When it comes to pests, the most significant one to watch out for is the carrot rust fly. This pest causes long tunnels that become mushy and unpleasant on your carrots. You can keep it away by using row covers to protect your plants. Rotating your crops between seasons and cleaning out the garden after the growing season is done can also help keep these pests away.
It is important to keep your carrot bed free from weeds, especially when the carrots are small. Leave your carrot beds unweeded, and you will likely find that the weeds draw nutrients away from the carrots, causing them to develop poorly.
Carrots can even be grown in containers! You’ll follow the same instructions for planting and care as specified above. However, you may find that you need to water and fertilize more frequently since containers have a tendency to leach nutrients and moisture more quickly.

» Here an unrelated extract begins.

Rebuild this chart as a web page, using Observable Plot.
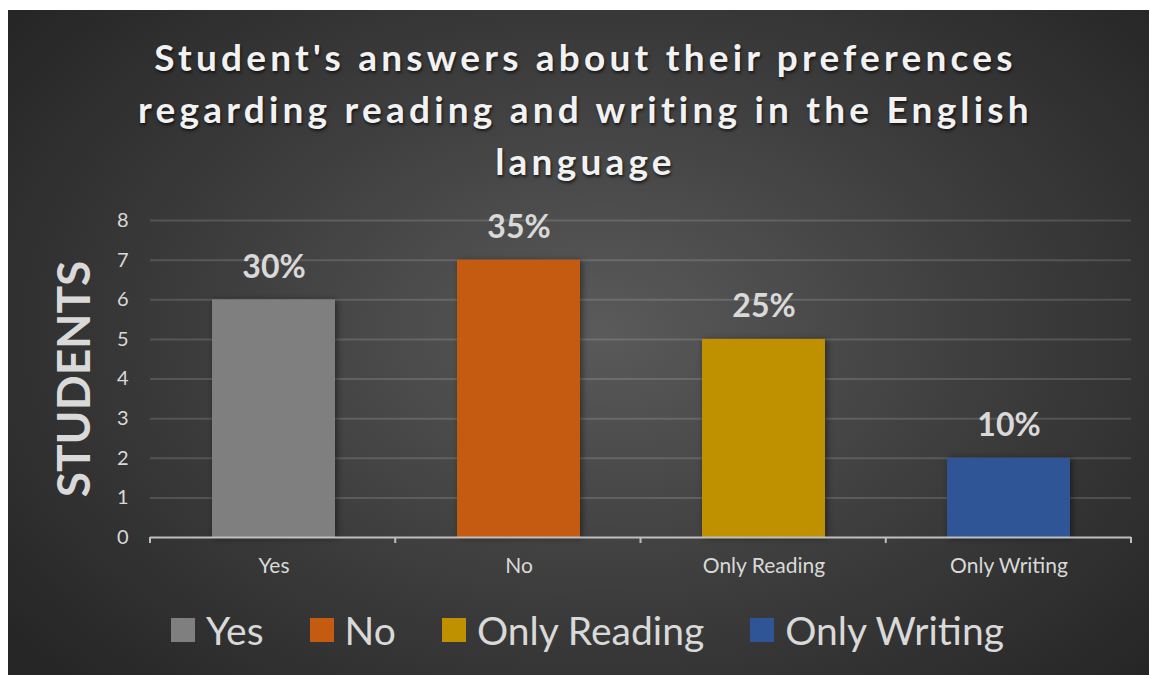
<!DOCTYPE html>
<html>
<head>
<meta charset="utf-8">
<script src="https://cdn.jsdelivr.net/npm/d3@7"></script>
<script src="https://cdn.jsdelivr.net/npm/@observablehq/plot@0.6"></script>
<style>
html, body { margin: 0; padding: 0; background: #ffffff; }
#panel {
  position: absolute; left: 8px; top: 10px; width: 1141px; height: 665px; overflow: hidden;
  background: radial-gradient(ellipse 65% 75% at 52% 48%, #5a5a5a 0%, #3c3c3c 55%, #262626 100%);
  font-family: Lato, "Open Sans", sans-serif;
}
#title {
  box-sizing: border-box; height: 178px; padding-top: 21px; padding-left: 14px;
  text-align: center; color: #f2f2f2; font-weight: 700; font-size: 37px; line-height: 52px;
  letter-spacing: 4.2px; text-shadow: 1px 2px 3px rgba(0,0,0,0.65);
}
#chart svg { display: block; }
#chart g[aria-label="bar"] rect { filter: drop-shadow(2px 1px 3px rgba(0,0,0,0.45)); }
#legend {
  display: flex; justify-content: center; align-items: center; height: 70px;
  color: #d9d9d9; font-size: 39px; padding-left: 18px;
}
#legend .item { display: flex; align-items: center; margin: 0 23px; }
#legend .sw { width: 24px; height: 24px; margin-right: 11px; }
</style>
</head>
<body>
<div id="panel">
  <div id="title"></div>
  <div id="chart"></div>
  <div id="legend"></div>
</div>
<script>
const titleLines = ["Student's answers about their preferences", "regarding reading and writing in the English", "language"];
const categories = ["Yes", "No", "Only Reading", "Only Writing"];
const students = [6, 7, 5, 2];
const percentLabels = ["30%", "35%", "25%", "10%"];
const colors = ["#7f7f7f", "#c55a11", "#bf9000", "#2f5597"];
const yTicks = [0, 1, 2, 3, 4, 5, 6, 7, 8];
const yTitle = "STUDENTS";

const data = categories.map((c, i) => ({category: c, students: students[i], label: percentLabels[i]}));

// title
const titleDiv = document.getElementById("title");
titleLines.forEach((t, i) => {
  const d = document.createElement("div");
  d.textContent = t;
  titleDiv.appendChild(d);
});

// category boundary ticks on the x axis line
const boundaryTicks = (index, scales, values, dims) => {
  const left = dims.marginLeft, right = dims.width - dims.marginRight;
  const n = categories.length;
  const y0 = scales.y(0);
  const g = d3.create("svg:g").attr("aria-label", "boundary-ticks");
  d3.range(n + 1).forEach(i => {
    const x = left + i * (right - left) / n;
    g.append("line").attr("x1", x).attr("x2", x).attr("y1", y0).attr("y2", y0 + 6)
      .attr("stroke", "#bfbfbf").attr("stroke-width", 2);
  });
  return g.node();
};

const chart = Plot.plot({
  width: 1141,
  height: 407,
  marginLeft: 142,
  marginRight: 18,
  marginTop: 32,
  marginBottom: 58,
  style: {background: "transparent", fontFamily: "Lato, 'Open Sans', sans-serif", color: "#d9d9d9", overflow: "visible"},
  x: {domain: categories, paddingInner: 0.5, paddingOuter: 0.25, label: null},
  y: {domain: [0, 8], label: null},
  color: {domain: categories, range: colors},
  marks: [
    Plot.gridY(yTicks.slice(1), {stroke: "#ffffff", strokeOpacity: 0.14, strokeWidth: 2}),
    Plot.axisY(yTicks, {tickSize: 0, tickPadding: 22, fontSize: 20, fill: "#d9d9d9", label: null}),
    Plot.axisX({tickSize: 0, tickPadding: 21, fontSize: 21, fill: "#d9d9d9", label: null}),
    Plot.barY(data, {x: "category", y: "students", fill: "category"}),
    Plot.ruleY([0], {stroke: "#bfbfbf", strokeWidth: 2}),
    boundaryTicks,
    Plot.text(data, {x: "category", y: "students", text: "label", dy: -22, lineAnchor: "bottom",
      fontSize: 32, fontWeight: "bold", fill: "#d9d9d9"}),
    Plot.text([yTitle], {frameAnchor: "left", text: d => d, dx: -75, rotate: -90, textAnchor: "middle",
      lineAnchor: "middle", fontSize: 46, fontWeight: "bold", fill: "#d9d9d9"})
  ]
});
document.getElementById("chart").appendChild(chart);

// legend
const legend = document.getElementById("legend");
categories.forEach((c, i) => {
  const item = document.createElement("div");
  item.className = "item";
  const sw = document.createElement("span");
  sw.className = "sw";
  sw.style.background = colors[i];
  const lab = document.createElement("span");
  lab.textContent = c;
  item.appendChild(sw);
  item.appendChild(lab);
  legend.appendChild(item);
});
</script>
</body>
</html>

Otherwise, just choose a container that is about 12 inches deep and a variety of carrot that is well-suited to container growing (usually one that reaches no longer than seven or eight inches).
Carrots grow continuously after being planted and take very little time to mature. You can start your first crop in the middle of spring and keep planting new crops so that you can have a continuous harvest every few weeks.
You can start harvesting as soon as they are finger size, but most people will wait until the roots have developed more fully (when they are several inches long). Simply pull them up by the tops, making sure you loosen some of the compacted soil around the carrots before you pull so you don’t break them off in the ground.
If you just want to check the size of your carrots before you pull them up, feel free to just brush some dirt off the top of the root and give them a look. Gently lift the carrot from the dirt when you’re ready to harvest.
And if you don’t want to harvest right away, feel free to keep them growing through the winter. In frost-free zones, you can leave carrots in the ground and keep harvesting all winter long. Don’t worry if your carrots take a frost or even a snow - they’ll taste sweeter afterward!
Carrots are best eaten fresh but there are plenty of other ways to store them for later use, too. You can process them in a pressure canner or slice them and stash them in the freezer. Of course, when eaten fresh, carrots taste best in soups, stir-fries, and casseroles - and let’s not forget everyone’s favorite recipe, carrot cake!
There is no shortage of recipes that you can try when it comes to using fresh carrots - and knowing how to grow carrots on your own is the first step toward always having a consistent, tasty supply!